GIS-Experten und die Afrikanische Schweinepest
Die Personalsuche für den Bereich Lagedarstellung durch den Vb2 ging beim Enzkreis noch weiter. Viele Informationen können mit Bezug auf die Kreiskommunen besser auf einer Karte dargestellt werden. Warum also nicht ein Stockwerk tiefer beim Vermessungsamt auf Personalsuche gehen? Natürlich sind die Fragen derer, die plötzlich mit ihrer Expertise zu Geoinformationssystemen (GIS) im Mittelpunkt stehen, zunächst verhalten skeptisch. Wichtige Klärung brachte ein Abstimmungstermin, in dem zum einen die gegenseitigen Erwartungen, aber auch Befürchtungen geäußert werden konnten. Im weiteren Verlauf stellten die beteiligten Kolleginnen und Kollegen bald fest, dass auch andere Ämter im Landratsamt zum Teil mit georeferenzierten Daten arbeiten (müssen). Der Austausch solcher Geodatenformate ist relativ leicht möglich. Noch hat die Afrikanische Schweinepest den Enzkreis nicht erreicht, der Austausch von Daten ist aber zwischen Vb2 Lagedarstellung und Veterinäramt bereits abgestimmt – vor der Lage.
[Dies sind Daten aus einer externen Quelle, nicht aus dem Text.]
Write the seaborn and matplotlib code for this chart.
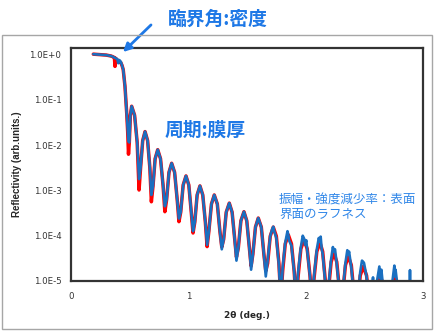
import numpy as np
import pandas as pd
import seaborn as sns
import matplotlib.pyplot as plt
from matplotlib.patches import Rectangle

angle = [0.19, 0.25, 0.30, 0.34, 0.36, 0.37, 0.375, 0.38, 0.395, 0.403, 0.412, 0.425, 0.435, 0.445,
         0.46, 0.475, 0.483, 0.49,
         0.497, 0.506, 0.517, 0.542, 0.564, 0.58,
         0.593, 0.611, 0.631, 0.653, 0.672, 0.685,
         0.699, 0.717, 0.739, 0.763, 0.785, 0.80,
         0.815, 0.835, 0.858, 0.883, 0.905, 0.92,
         0.935, 0.956, 0.98, 1.004, 1.025, 1.04,
         1.055, 1.075, 1.099, 1.123, 1.145, 1.16,
         1.175, 1.197, 1.221, 1.247, 1.269, 1.285,
         1.301, 1.323, 1.349, 1.373, 1.395, 1.41,
         1.426, 1.448, 1.474, 1.498, 1.52, 1.535,
         1.55, 1.572, 1.596, 1.622, 1.644, 1.66,
         1.676, 1.698, 1.724, 1.75, 1.772, 1.788,
         1.804, 1.826, 1.852, 1.879, 1.902, 1.919,
         1.936, 1.959, 1.986, 2.013, 2.037, 2.054,
         2.071, 2.095, 2.122, 2.145, 2.166, 2.18,
         2.195, 2.217, 2.241, 2.265, 2.287, 2.302,
         2.317, 2.339, 2.363, 2.389, 2.411, 2.427,
         2.443, 2.465, 2.491, 2.519, 2.544, 2.562,
         2.58, 2.605, 2.634, 2.659, 2.68, 2.697,
         2.713, 2.735, 2.761, 2.787, 2.809, 2.825,
         2.86, 2.93]

# log10 reflectivity, simulated curve (red)
fit_log = [0.01, 0.00, -0.01, -0.03, -0.05, -0.07, -0.26, -0.08, -0.12, -0.16, -0.15, -0.18, -0.24, -0.33,
           -0.70, -1.30, -1.70, -2.20,
           -1.94, -1.34, -1.14, -1.34, -1.94, -2.99,
           -2.50, -1.90, -1.70, -1.90, -2.50, -3.25,
           -2.90, -2.30, -2.10, -2.30, -2.90, -3.47,
           -3.20, -2.60, -2.40, -2.60, -3.20, -3.69,
           -3.48, -2.88, -2.68, -2.88, -3.48, -3.94,
           -3.70, -3.10, -2.90, -3.10, -3.70, -4.24,
           -3.90, -3.30, -3.10, -3.30, -3.90, -4.25,
           -4.08, -3.48, -3.28, -3.48, -4.08, -4.47,
           -4.27, -3.67, -3.47, -3.67, -4.27, -4.67,
           -4.41, -3.81, -3.61, -3.81, -4.41, -4.78,
           -4.61, -4.01, -3.81, -4.01, -4.61, -5.40,
           -4.78, -4.18, -3.98, -4.18, -4.78, -5.50,
           -4.89, -4.29, -4.09, -4.29, -4.89, -5.50,
           -4.95, -4.35, -4.15, -4.35, -4.95, -5.50,
           -5.18, -4.58, -4.38, -4.58, -5.18, -5.50,
           -5.25, -4.65, -4.45, -4.65, -5.25, -5.50,
           -5.48, -4.88, -4.68, -4.88, -5.48, -5.50,
           -5.50, -5.07, -4.87, -5.07, -5.50, -5.50,
           -5.50, -5.10, -4.90, -5.10, -5.50, -5.50,
           -5.50, -5.50]

# log10 reflectivity, measured curve (blue)
meas_log = [0.01, 0.00, -0.01, -0.03, -0.05, -0.07, -0.07, -0.08, -0.10, -0.19, -0.12, -0.16, -0.24, -0.33,
            -0.70, -1.30, -1.65, -1.92,
            -1.94, -1.34, -1.14, -1.34, -1.94, -2.75,
            -2.50, -1.90, -1.70, -1.90, -2.50, -3.10,
            -2.90, -2.30, -2.10, -2.30, -2.90, -3.35,
            -3.20, -2.60, -2.40, -2.60, -3.20, -3.62,
            -3.48, -2.88, -2.68, -2.88, -3.48, -3.90,
            -3.70, -3.10, -2.90, -3.10, -3.70, -4.20,
            -3.90, -3.30, -3.10, -3.30, -3.90, -4.30,
            -4.08, -3.48, -3.28, -3.48, -4.08, -4.55,
            -4.27, -3.67, -3.47, -3.67, -4.27, -4.75,
            -4.41, -3.81, -3.61, -3.81, -4.41, -4.90,
            -4.55, -4.01, -3.80, -4.05, -4.65, -5.50,
            -4.70, -4.15, -3.98, -4.22, -4.80, -5.50,
            -4.80, -4.25, -4.06, -4.32, -4.90, -5.50,
            -4.90, -4.30, -4.13, -4.40, -5.00, -5.50,
            -5.10, -4.52, -4.35, -4.62, -5.20, -5.50,
            -5.20, -4.60, -4.42, -4.70, -5.30, -5.50,
            -5.40, -4.80, -4.58, -4.90, -5.50, -5.50,
            -5.50, -5.05, -4.85, -5.10, -5.50, -5.50,
            -5.50, -5.10, -4.90, -5.20, -5.50, -5.50,
            -5.50, -5.50]

# noisy spikes of the measured curve at high angle
spike_x = [1.715, 1.732, 1.845, 1.858, 1.975, 1.995, 2.005, 2.112, 2.128, 2.136, 2.232, 2.25, 2.355,
           2.37, 2.48, 2.497, 2.574, 2.578, 2.628, 2.638, 2.645, 2.756, 2.766, 2.885, 2.889, 2.893]
spike_log = [-3.85, -3.90, -3.90, -4.10, -4.00, -4.20, -4.10, -4.05, -4.02, -4.28, -4.25, -4.30, -4.32,
             -4.35, -4.55, -4.60, -4.92, -5.50, -4.68, -4.95, -4.75, -4.66, -4.75, -5.50, -4.76, -5.50]

y_ticks = [1e0, 1e-1, 1e-2, 1e-3, 1e-4, 1e-5]
y_tick_labels = ['1.0E+0', '1.0E-1', '1.0E-2', '1.0E-3', '1.0E-4', '1.0E-5']
x_ticks = [0, 1, 2, 3]

W, H = 437, 331


def fx(px):
    return px / W


def fy(py):
    return 1 - py / H


sns.set_theme(style="white")
plt.rcParams['font.family'] = ['DejaVu Sans']
cjk = ['Noto Sans CJK JP', 'DejaVu Sans']

fit_df = pd.DataFrame({'two_theta': angle, 'R': 10 ** np.array(fit_log)})
meas_df = pd.concat([pd.DataFrame({'two_theta': angle, 'R': 10 ** np.array(meas_log)}),
                     pd.DataFrame({'two_theta': spike_x, 'R': 10 ** np.array(spike_log)})])
meas_df = meas_df.sort_values('two_theta')

fig = plt.figure(figsize=(W / 100, H / 100), dpi=100)
ax = fig.add_axes([fx(71), fy(281), fx(423) - fx(71), fy(48) - fy(281)])

sns.lineplot(data=fit_df, x='two_theta', y='R', color='#ff0000', lw=2.5, estimator=None, ax=ax)
sns.lineplot(data=meas_df, x='two_theta', y='R', color='#1a6fc0', lw=1.9, estimator=None, ax=ax)

ax.set_yscale('log')
ax.set_xlim(0, 3)
ax.set_ylim(1e-5, 1.4)
ax.set_yticks(y_ticks)
ax.set_yticklabels(y_tick_labels)
ax.minorticks_off()
ax.set_xticks(x_ticks)
ax.set_xticks([0.5, 1.5, 2.5], minor=True)
ax.tick_params(axis='both', which='both', direction='in', length=3, width=0.8, color='#999999',
               labelsize=6.2, labelcolor='#333333')
ax.tick_params(axis='x', pad=8)
ax.tick_params(axis='y', pad=7)
for s in ax.spines.values():
    s.set_color('#333333')
    s.set_linewidth(1.6)

ax.set_xlabel('2θ (deg.)', fontsize=6.4, fontweight='bold', labelpad=7)
ax.set_ylabel('Reflectivity (arb.units.)', fontsize=7, fontweight='bold', labelpad=5,
              family=['Liberation Sans', 'DejaVu Sans'])

# chart area border
fig.patches.append(Rectangle((fx(2), fy(329)), fx(430), 294 / H, transform=fig.transFigure,
                             fill=False, edgecolor='#a6a6a6', lw=1))

# annotations
fig.text(fx(218), fy(19), '臨界角:密度', color='#1e78e6', fontsize=13.5, fontweight='bold',
         ha='center', va='center', family=cjk)
ax.annotate('', xy=(fx(121), fy(54)), xycoords='figure fraction',
            xytext=(fx(153), fy(23)), textcoords='figure fraction',
            arrowprops=dict(arrowstyle='-|>', color='#1e78e6', lw=2, mutation_scale=12),
            annotation_clip=False)
fig.text(fx(205), fy(130), '周期:膜厚', color='#1e78e6', fontsize=13.5, fontweight='bold',
         ha='center', va='center', family=cjk)
fig.text(fx(279), fy(207), '振幅・強度減少率：表面\n界面のラフネス', color='#2f86e8', fontsize=9,
         ha='left', va='center', linespacing=1.15, family=cjk)

fig.savefig('out.png', dpi=100)
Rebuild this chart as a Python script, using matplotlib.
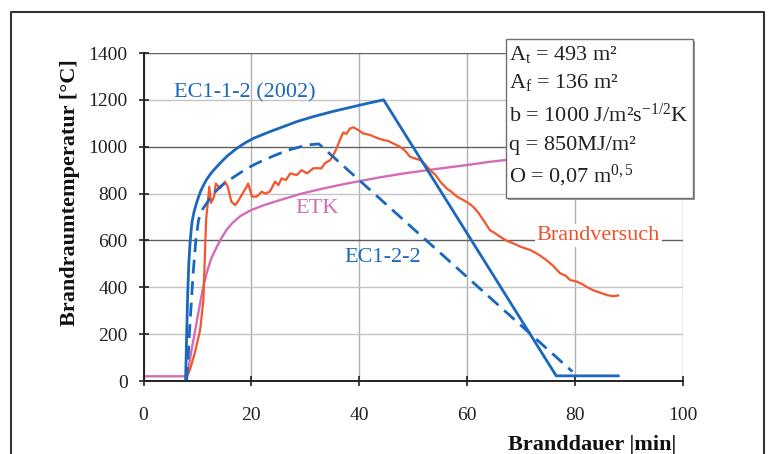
import matplotlib
matplotlib.use("Agg")
import matplotlib.pyplot as plt
from matplotlib.patches import Rectangle
from matplotlib.lines import Line2D

plt.rcParams['font.family'] = ['Liberation Serif', 'DejaVu Serif']
plt.rcParams['mathtext.fontset'] = 'custom'
plt.rcParams['mathtext.rm'] = 'Liberation Serif'
plt.rcParams['mathtext.it'] = 'Liberation Serif:italic'
plt.rcParams['mathtext.bf'] = 'Liberation Serif:bold'
plt.rcParams['lines.scale_dashes'] = False

# ---------------- data ----------------
etk_t = [0, 8, 8.3, 8.6, 9.0, 9.5, 10.0, 10.5, 11.1, 11.7, 12.5, 13.6, 14.5, 15.4, 16.5, 18,
         20, 22.5, 25, 29, 33, 36, 40, 44, 48, 52, 56, 60, 64, 67, 71, 75, 80, 88]
etk_T = [20, 20, 50, 90, 145, 205, 270, 333, 405, 460, 520, 573, 612, 645, 675, 705,
         730, 752, 770, 798, 820, 835, 853, 870, 885, 898, 910, 922, 935, 943, 952, 960, 970, 985]

versuch_t = [8, 8.6, 9.5, 10.5, 11.1, 11.6, 12.2, 12.5, 13.1, 13.4, 14.2, 15.1, 15.6, 16.3, 17.0,
             17.6, 18.2, 19.1, 19.4, 20.1, 21.0, 21.9, 22.6, 23.4, 24.4, 25.0, 25.6, 26.4, 27.2,
             28.4, 29.3, 30.3, 31.5, 33.0, 33.6, 34.6, 35.2, 35.8, 36.4, 37.0, 37.6, 38.3, 38.9,
             39.8, 40.7, 42.0, 43.0, 44.4, 45.3, 46.3, 47.5, 48.4, 49.4, 50.3, 51.3, 52.2, 53.1,
             54.1, 55.0, 56.2, 57.2, 58.1, 59.3, 60.2, 61.1, 62.0, 63.0, 64.2, 65.2, 66.1, 67.2,
             68.5, 70.0, 71.7, 73.2, 74.7, 76.0, 77.2, 78.2, 79.1, 80.2, 81.2, 82.3, 83.3, 84.5,
             85.9, 87.0, 88.0]
versuch_T = [18, 47, 119, 218, 346, 687, 829, 760, 787, 843, 822, 851, 830, 765, 751,
             770, 794, 829, 843, 787, 787, 808, 800, 808, 851, 836, 865, 858, 886,
             879, 900, 886, 908, 908, 929, 943, 965, 993, 1029, 1060, 1055, 1078, 1083,
             1071, 1057, 1050, 1040, 1029, 1025, 1014, 1000, 985, 957, 950, 943, 925, 900,
             880, 851, 822, 805, 787, 772, 760, 744, 720, 687, 644, 630, 616, 600,
             588, 572, 559, 540, 516, 490, 460, 450, 431, 425, 415, 400, 388, 378,
             367, 362, 365]

ec112_t = [7.8, 8.0, 8.2, 8.4, 8.6, 8.8, 9.0, 9.4, 9.9, 10.5, 11.1, 11.7, 12.4, 13.0, 14.2,
           15.5, 17.3, 18.8, 20.4, 23.4, 25.5, 28.4, 31.4, 35.0, 38.9, 41.5, 44.5, 76.5, 88.0]
ec112_T = [0, 200, 380, 500, 580, 635, 680, 725, 765, 805, 835, 860, 883, 900, 930,
           960, 993, 1016, 1036, 1064, 1082, 1107, 1128, 1150, 1171, 1185, 1200, 22, 22]

ec122_t = [8.0, 8.3, 8.5, 8.9, 9.2, 9.7, 10.2, 10.6, 11.0, 11.7, 12.3, 13.0, 14.2, 15.7, 17.3,
           19.0, 21.0, 23.0, 25.3, 27.5, 29.6, 31.0, 32.5, 79.5]
ec122_T = [0, 110, 200, 350, 460, 600, 687, 715, 735, 758, 780, 800, 829, 855, 879,
           905, 929, 950, 972, 990, 1003, 1009, 1012, 40]

xticks = [0, 20, 40, 60, 80, 100]
yticks = [0, 200, 400, 600, 800, 1000, 1200, 1400]
dark_grid = [600, 1000, 1400]

info_lines = [r"A$_\mathrm{t}$ = 493 m²",
              r"A$_\mathrm{f}$ = 136 m²",
              r"b = 1000 J/m²s$^{\mathrm{-1/2}}$K",
              r"q = 850MJ/m²",
              r"O = 0,07 m$^{\mathrm{0,5}}$"]

# ---------------- colours ----------------
BLUE = '#1a68bd'
RED = '#f4562c'
PINK = '#d36cb8'

W, H = 768, 454
fig = plt.figure(figsize=(W / 100, H / 100), dpi=100)
ax = fig.add_axes([143.5 / W, 1 - 381 / H, 539.5 / W, 328 / H])

ax.plot(etk_t, etk_T, color=PINK, lw=1.7, zorder=3)
ax.plot(versuch_t, versuch_T, color=RED, lw=1.6, zorder=4)
ax.plot(ec122_t, ec122_T, color=BLUE, lw=2.0, dashes=(10.0, 5.5), zorder=5)
ax.plot(ec112_t, ec112_T, color=BLUE, lw=2.0, zorder=6)

ax.set_xlim(0, 100)
ax.set_ylim(0, 1400)
ax.set_xticks(xticks)
ax.set_yticks(yticks)
ax.tick_params(direction='inout', length=7, width=1.2, labelsize=14, colors='#222222')
ax.tick_params(axis='y', pad=8.0)
ax.tick_params(axis='x', pad=15.5)
for s in ['top', 'right']:
    ax.spines[s].set_visible(False)
for s in ['left', 'bottom']:
    ax.spines[s].set_linewidth(1.4)
    ax.spines[s].set_color('#222222')
    ax.spines[s].set_zorder(7)

ax.grid(True, zorder=0)
for v, gl in zip(yticks, ax.get_ygridlines()):
    gl.set_color('#606060' if v in dark_grid else '#c4c4c4')
    gl.set_linewidth(1.0)
for gl in ax.get_xgridlines():
    gl.set_color('#b0b0b0')
    gl.set_linewidth(1.0)
ax.set_axisbelow(True)

ax.text(5.65, 1229, "EC1-1-2 (2002)", color=BLUE, fontsize=16, ha='left', va='center')
ax.text(28.1, 738, "ETK", color='#d070b0', fontsize=16, ha='left', va='center')
ax.text(37.3, 525, "EC1-2-2", color=BLUE, fontsize=16, ha='left', va='center')
ax.text(72.9, 623, "Brandversuch", color='#f0502a', fontsize=16, ha='left', va='center',
        bbox=dict(facecolor='white', edgecolor='none', pad=1.5))

fig.text(70 / W, 1 - 193 / H, "Brandraumtemperatur [°C]", rotation=90, fontsize=16,
         fontweight='bold', ha='center', va='center', color='#111111')
fig.text(676 / W, 1 - 450 / H, "Branddauer |min|", fontsize=16, fontweight='bold',
         ha='right', va='baseline', color='#111111')

# info box with slight shadow
fig.add_artist(Rectangle((508 / W, 1 - 200 / H), 187 / W, 159 / H, transform=fig.transFigure,
                         facecolor='#9a9a9a', edgecolor='none', zorder=8))
fig.add_artist(Rectangle((506 / W, 1 - 198 / H), 187 / W, 159 / H, transform=fig.transFigure,
                         facecolor='white', edgecolor='#707070', lw=1.0, zorder=9))
baselines = [60, 88, 122, 150, 182]
for txt, yb in zip(info_lines, baselines):
    fig.text(509 / W, 1 - yb / H, txt, fontsize=16, ha='left', va='baseline',
             color='#222222', zorder=10)

# outer frame (left, top, right)
fig.add_artist(Line2D([11 / W, 11 / W, 764 / W, 764 / W], [0, 1 - 12 / H, 1 - 12 / H, 0],
                      transform=fig.transFigure, color='#333333', lw=1.5, zorder=11))

fig.savefig("out.png", dpi=100)
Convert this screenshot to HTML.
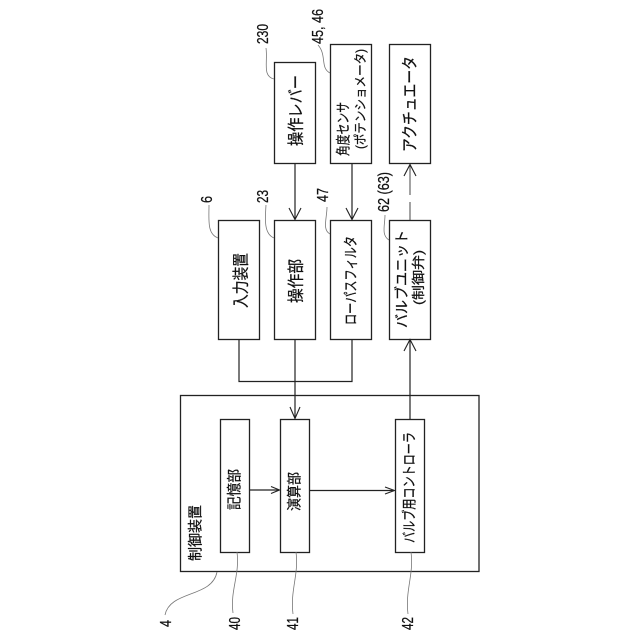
<!DOCTYPE html>
<html><head><meta charset="utf-8"><style>
html,body{margin:0;padding:0;background:#fff}
svg{display:block}
text{font-family:"Liberation Sans","Noto Sans CJK JP",sans-serif;fill:#111;stroke:#111;stroke-width:.25}
.b{fill:#fff;stroke:#222;stroke-width:1.3}
.l{fill:none;stroke:#222;stroke-width:1.2}
.a{fill:none;stroke:#222;stroke-width:1.1}
.g{fill:none;stroke:#777;stroke-width:.8}
</style></head><body>
<svg width="640" height="640" viewBox="0 0 640 640" xmlns="http://www.w3.org/2000/svg">
<rect width="640" height="640" fill="#fff"/>
<rect class="b" x="180.500" y="395.500" width="298.500" height="176"/>
<rect class="b" x="274.500" y="62.500" width="41" height="101"/>
<rect class="b" x="330.500" y="44.500" width="41" height="119"/>
<rect class="b" x="389.500" y="44.500" width="41" height="119"/>
<rect class="b" x="218.500" y="220.500" width="41" height="119"/>
<rect class="b" x="274.500" y="220.500" width="41" height="119"/>
<rect class="b" x="330.500" y="220.500" width="41" height="119"/>
<rect class="b" x="389.500" y="220.500" width="41" height="119"/>
<rect class="b" x="220.500" y="419.500" width="29" height="133"/>
<rect class="b" x="280.500" y="419.500" width="29" height="133"/>
<rect class="b" x="395.500" y="419.500" width="29" height="133"/>

<path class="l" d="M295 164V219M352 164V219M295 340V418M239 340V381.500H352V340M410 419V340M249.500 490H279M309.500 490.500H394"/>
<path d="M410 220V164" fill="none" stroke="#333" stroke-width=".9" stroke-dasharray="18 7 31 0"/>
<path class="a" d="M289 208L295 219.500L301 208M346 208L352 219.500L358 208M290 407L295 418.500L300 407M404 176L410 164.500L416 176M404 351L410 339.500L416 351M271 486.500L279.500 490L271 493.500M385 487L394.500 490.500L385 494"/>

<g class="g">
<path d="M274 79C262 76 268 62 266 48"/>
<path d="M330 73C320 68 327 55 318 45"/>
<path d="M218 238C207 234 209 220 209 205"/>
<path d="M274 238C264 234 265 220 266 205"/>
<path d="M330 234C322 230 327 218 327 207"/>
<path d="M389 240C381 235 385 225 385 215"/>
<path d="M217 572C212 598 170 590 165 615"/>
<path d="M237 552C240 575 230 590 233 613"/>
<path d="M296 552C299 575 290 590 293 614"/>
<path d="M411 552C414 575 405 590 408 614"/>
</g>

<g font-size="16.500">
<text transform="translate(301.500,146) rotate(-90)" textLength="71" lengthAdjust="spacingAndGlyphs">操作レバー</text>
<text transform="translate(415.500,152) rotate(-90)" textLength="96" lengthAdjust="spacingAndGlyphs">アクチュエータ</text>
<text transform="translate(246.500,308) rotate(-90)" textLength="55" lengthAdjust="spacingAndGlyphs">入力装置</text>
<text transform="translate(301.500,303) rotate(-90)" textLength="44" lengthAdjust="spacingAndGlyphs">操作部</text>
</g>
<g font-size="14.500">
<text transform="translate(348.500,156) rotate(-90)" textLength="54" lengthAdjust="spacingAndGlyphs">角度センサ</text>
<text transform="translate(365,149) rotate(-90)" font-size="13" textLength="100" lengthAdjust="spacingAndGlyphs">(ポテンショメータ)</text>
<text transform="translate(356,325) rotate(-90)" textLength="89" lengthAdjust="spacingAndGlyphs">ローパスフィルタ</text>
<text transform="translate(407,328) rotate(-90)" textLength="98" lengthAdjust="spacingAndGlyphs">バルブユニット</text>
<text transform="translate(423,305) rotate(-90)" font-size="13" textLength="55" lengthAdjust="spacingAndGlyphs">(制御弁)</text>
<text transform="translate(239.500,510) rotate(-90)" textLength="41" lengthAdjust="spacingAndGlyphs">記憶部</text>
<text transform="translate(299.500,511) rotate(-90)" textLength="39" lengthAdjust="spacingAndGlyphs">演算部</text>
<text transform="translate(414.500,543) rotate(-90)" textLength="111" lengthAdjust="spacingAndGlyphs">バルブ用コントローラ</text>
<text transform="translate(200.500,561) rotate(-90)" textLength="56" lengthAdjust="spacingAndGlyphs">制御装置</text>
</g>
<g font-size="15.500">
<text transform="translate(268,44) rotate(-90)" textLength="20" lengthAdjust="spacingAndGlyphs">230</text>
<text transform="translate(323,44) rotate(-90)" textLength="35" lengthAdjust="spacingAndGlyphs">45, 46</text>
<text transform="translate(212,203) rotate(-90)" textLength="7" lengthAdjust="spacingAndGlyphs">6</text>
<text transform="translate(268,203) rotate(-90)" textLength="13" lengthAdjust="spacingAndGlyphs">23</text>
<text transform="translate(328,202) rotate(-90)" textLength="14" lengthAdjust="spacingAndGlyphs">47</text>
<text transform="translate(389,212) rotate(-90)" textLength="40" lengthAdjust="spacingAndGlyphs">62 (63)</text>
<text transform="translate(171,627) rotate(-90)" textLength="7" lengthAdjust="spacingAndGlyphs">4</text>
<text transform="translate(240,630) rotate(-90)" textLength="13" lengthAdjust="spacingAndGlyphs">40</text>
<text transform="translate(298,630) rotate(-90)" textLength="13" lengthAdjust="spacingAndGlyphs">41</text>
<text transform="translate(413,630) rotate(-90)" textLength="13" lengthAdjust="spacingAndGlyphs">42</text>
</g>
</svg>
</body></html>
Wer macht mit – vor der Lage?
Schnell wurde klar, dass der Verwaltungsstab die besten Mitarbeiterinnen und Mitarbeiter aus allen Ämtern braucht, um effektiv arbeiten zu können. Wie stellt man das an?
Wichtig erscheint die Tatsache, dass eine Zuarbeit zum Verwaltungsstab nicht von Unsicherheitsgefühlen, Beklemmung oder gar Widerwillen geprägt sein darf. Also muss jede und jeder auf die Aufgaben vorbereitet sein. Ein wichtiger Aspekt ist dabei, die Verwaltungsstabstätigkeit regelmäßig zu thematisieren. Ein „jour fixe Verwaltungsstab“, zu dem die Stabsleitung einlädt, findet im Enzkreis in regelmäßigen Abständen statt. Die Verwaltungsstabsbereiche sind gerade dabei, ihre Funktionsfähigkeit auf ein tragfähiges Personalgerüst zu stellen. Und die im allgemeinen Fortbildungsprogramm vorgesehene Veranstaltung „Krisenbewältigung - aber wie? Die Arbeit im Verwaltungsstab“ findet aktuell reges Interesse, zuletzt als Eröffnung einer Kick-off Veranstaltung des Verwaltungsstabsbereichs 1 Personal.
Wohin geht die Reise?
Aktuell sind die beiden Stäbe des Enzkreises also aufgebrochen - in eine spannende Zukunft mit vielen Unwägbarkeiten. Welche Ereignisse sich dabei zu einer „Lage“ entwickeln werden, ist noch ungewiss. Zuversicht prägt die Stimmung: Beide Stäbe haben sich der Krisenbewältigung verschrieben und wollen besser werden. Als Zwischenziel steht eine gemeinsame Übung in Aussicht, in der Schnittstellen und Zusammenwirken im Mittelpunkt stehen werden. Bis dahin werden in kleineren Schulungen, Trainings, Übungen und dem ein oder anderen Anwendungsfall wertvolle Erfahrungen entstehen, die den zusammenwirkenden Menschen Sicherheit geben. Denn nichts ist wichtiger, als in der Krise die Köpfe zu kennen – und kennen lernt man sich am besten vor der Lage.